Written problem —
Starting with the first line below, extract each line through the one that contains "return px / W", inclusive, excluding pictures.
(begin)
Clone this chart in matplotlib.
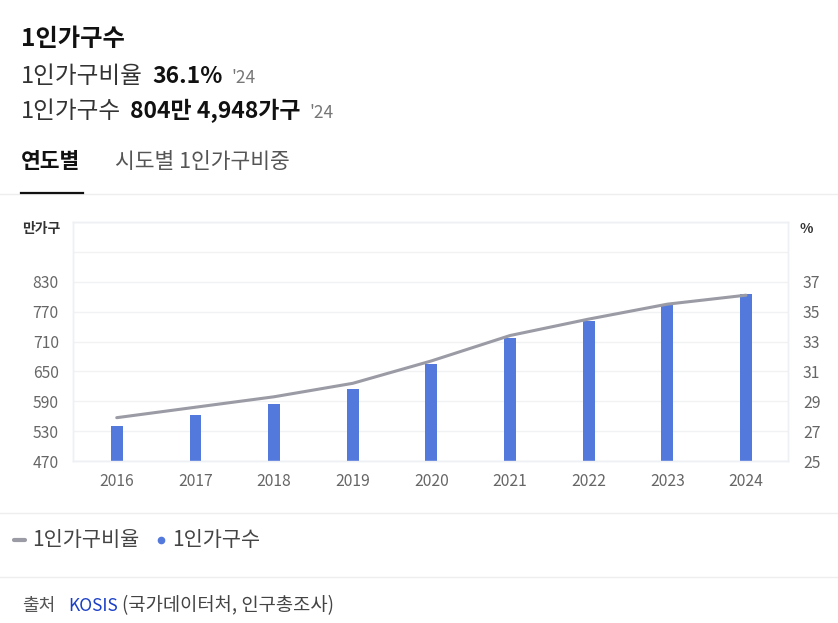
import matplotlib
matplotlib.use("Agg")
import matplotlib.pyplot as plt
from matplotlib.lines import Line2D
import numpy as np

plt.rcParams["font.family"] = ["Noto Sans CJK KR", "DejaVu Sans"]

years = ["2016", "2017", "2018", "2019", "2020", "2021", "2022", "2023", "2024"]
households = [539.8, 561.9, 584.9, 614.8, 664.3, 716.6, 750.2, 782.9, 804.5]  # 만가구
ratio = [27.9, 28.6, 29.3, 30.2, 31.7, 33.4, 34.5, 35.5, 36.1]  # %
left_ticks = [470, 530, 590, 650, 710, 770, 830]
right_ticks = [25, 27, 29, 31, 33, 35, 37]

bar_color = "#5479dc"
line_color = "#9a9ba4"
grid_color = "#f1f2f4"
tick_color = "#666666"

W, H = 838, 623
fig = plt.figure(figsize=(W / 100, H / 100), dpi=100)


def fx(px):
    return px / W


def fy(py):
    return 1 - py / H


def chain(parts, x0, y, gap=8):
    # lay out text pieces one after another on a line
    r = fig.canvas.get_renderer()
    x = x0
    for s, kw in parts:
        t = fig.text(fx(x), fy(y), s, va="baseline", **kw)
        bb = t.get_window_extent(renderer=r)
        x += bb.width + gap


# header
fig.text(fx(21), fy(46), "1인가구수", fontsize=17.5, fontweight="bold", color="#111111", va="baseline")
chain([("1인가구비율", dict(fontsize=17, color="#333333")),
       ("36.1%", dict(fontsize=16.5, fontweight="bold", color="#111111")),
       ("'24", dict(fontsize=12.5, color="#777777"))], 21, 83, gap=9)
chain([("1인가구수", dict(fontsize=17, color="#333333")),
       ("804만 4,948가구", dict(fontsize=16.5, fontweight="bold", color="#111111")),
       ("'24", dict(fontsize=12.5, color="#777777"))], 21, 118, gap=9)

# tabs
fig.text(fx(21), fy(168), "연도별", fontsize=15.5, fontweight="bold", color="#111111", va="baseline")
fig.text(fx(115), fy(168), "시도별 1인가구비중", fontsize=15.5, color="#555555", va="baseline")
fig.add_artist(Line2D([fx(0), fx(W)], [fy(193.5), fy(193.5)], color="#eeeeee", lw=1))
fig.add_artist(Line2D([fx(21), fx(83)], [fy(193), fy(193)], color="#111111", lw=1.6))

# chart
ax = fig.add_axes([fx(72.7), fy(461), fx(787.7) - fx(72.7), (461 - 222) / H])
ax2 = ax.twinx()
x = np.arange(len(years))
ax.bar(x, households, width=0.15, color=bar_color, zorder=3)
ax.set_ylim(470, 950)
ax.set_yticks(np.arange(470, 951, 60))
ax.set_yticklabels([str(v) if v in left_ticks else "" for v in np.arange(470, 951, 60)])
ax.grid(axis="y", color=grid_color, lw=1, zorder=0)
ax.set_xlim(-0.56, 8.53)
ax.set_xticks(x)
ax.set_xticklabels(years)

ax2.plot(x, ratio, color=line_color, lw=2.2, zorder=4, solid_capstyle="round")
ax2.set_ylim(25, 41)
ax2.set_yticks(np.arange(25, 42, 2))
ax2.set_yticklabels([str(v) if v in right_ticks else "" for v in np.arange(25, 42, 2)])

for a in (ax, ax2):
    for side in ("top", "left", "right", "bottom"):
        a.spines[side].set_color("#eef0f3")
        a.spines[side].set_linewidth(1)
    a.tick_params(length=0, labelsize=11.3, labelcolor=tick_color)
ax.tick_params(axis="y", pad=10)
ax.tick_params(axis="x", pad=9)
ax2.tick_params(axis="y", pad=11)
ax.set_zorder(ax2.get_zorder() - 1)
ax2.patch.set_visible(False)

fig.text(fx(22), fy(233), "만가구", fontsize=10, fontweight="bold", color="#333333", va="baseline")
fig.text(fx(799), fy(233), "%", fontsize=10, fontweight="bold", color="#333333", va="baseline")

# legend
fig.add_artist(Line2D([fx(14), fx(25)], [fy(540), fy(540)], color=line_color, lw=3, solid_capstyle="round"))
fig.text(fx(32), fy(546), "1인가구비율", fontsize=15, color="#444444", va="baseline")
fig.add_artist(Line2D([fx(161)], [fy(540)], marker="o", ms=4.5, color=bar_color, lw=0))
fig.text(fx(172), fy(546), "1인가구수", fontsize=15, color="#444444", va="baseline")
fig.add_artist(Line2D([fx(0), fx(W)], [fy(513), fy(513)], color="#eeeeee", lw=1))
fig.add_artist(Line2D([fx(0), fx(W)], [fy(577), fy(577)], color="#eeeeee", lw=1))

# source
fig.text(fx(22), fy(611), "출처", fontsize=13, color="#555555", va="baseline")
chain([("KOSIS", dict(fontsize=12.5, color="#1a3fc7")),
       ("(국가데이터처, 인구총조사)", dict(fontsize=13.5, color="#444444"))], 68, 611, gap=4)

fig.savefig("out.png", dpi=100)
(end)
Complete answer —
Clone this chart in matplotlib.
import matplotlib
matplotlib.use("Agg")
import matplotlib.pyplot as plt
from matplotlib.lines import Line2D
import numpy as np

plt.rcParams["font.family"] = ["Noto Sans CJK KR", "DejaVu Sans"]

years = ["2016", "2017", "2018", "2019", "2020", "2021", "2022", "2023", "2024"]
households = [539.8, 561.9, 584.9, 614.8, 664.3, 716.6, 750.2, 782.9, 804.5]  # 만가구
ratio = [27.9, 28.6, 29.3, 30.2, 31.7, 33.4, 34.5, 35.5, 36.1]  # %
left_ticks = [470, 530, 590, 650, 710, 770, 830]
right_ticks = [25, 27, 29, 31, 33, 35, 37]

bar_color = "#5479dc"
line_color = "#9a9ba4"
grid_color = "#f1f2f4"
tick_color = "#666666"

W, H = 838, 623
fig = plt.figure(figsize=(W / 100, H / 100), dpi=100)


def fx(px):
    return px / W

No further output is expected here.